Expand that and see what happens: ask yourself what they drink, wear, drive, where they go on holiday, what's in the cinemas right now. Remember that you can make all this up as you go along, and consider that you're trying to enforce a particular aesthetic, be it Arabesque, Technicolor, or Sordid. So taking Sordid as an example:
A long line of cinemagoers eagerly await their chance to see Hitchcock's latest murder chiller, their blue clouds of Whifflet smoke snaking up into the iron sky. They stand not ten feet from the spot where a flusher was found frozen to death, next to a sewer grate, with a diamond in his hand. Billboards shriek every way you turn: Lovely Day for a Guinness, Are You Whiffling Too?, Nutrax for Nerves. Winter bites through your coat and down to your bones, and you light up in a reflex action to ward off the cold. One of the cinemagoers asks if you're going to save your Whifflet coupon ...
No fellow feeling here, no inquisitive stares at the spot where a man died. The only spark of human interest is in the Whifflet coupon: an extra touch of covetousness in a world drowning in greed.
Of course all that's before we even consider the possibilities of subliminal advertising, which would be perfect for a Night's Black Agents game. Imagine a world in which vampires and their crowd-controlling products and messages could only be detected with special sunglasses, or in which a particular targeted ad could drive your brainwashed black program badass nuts.

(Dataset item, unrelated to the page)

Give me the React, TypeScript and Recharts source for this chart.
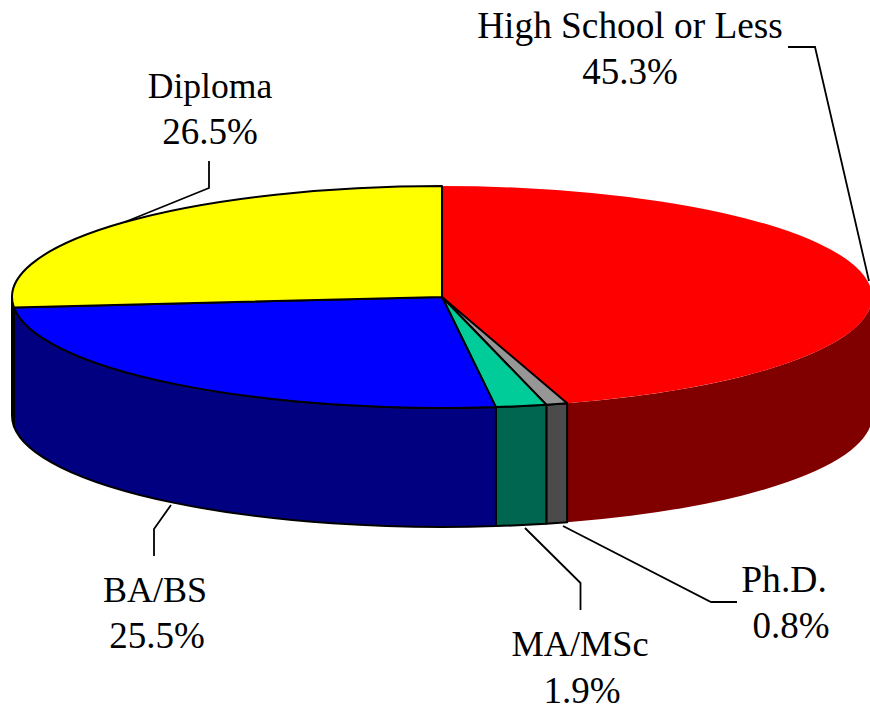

Subliminals also work very well in an Esoterror context, for much the same reason. Picture a world in which the videos in your YouTube feed propagate Membrane-shattering messages, or a shadowy media corporation uses hidden messages to influence a crucial presidential election. The newly elected president then goes on to enact policies and force through budgets that completely shatter what little protection the Membrane has, and so on.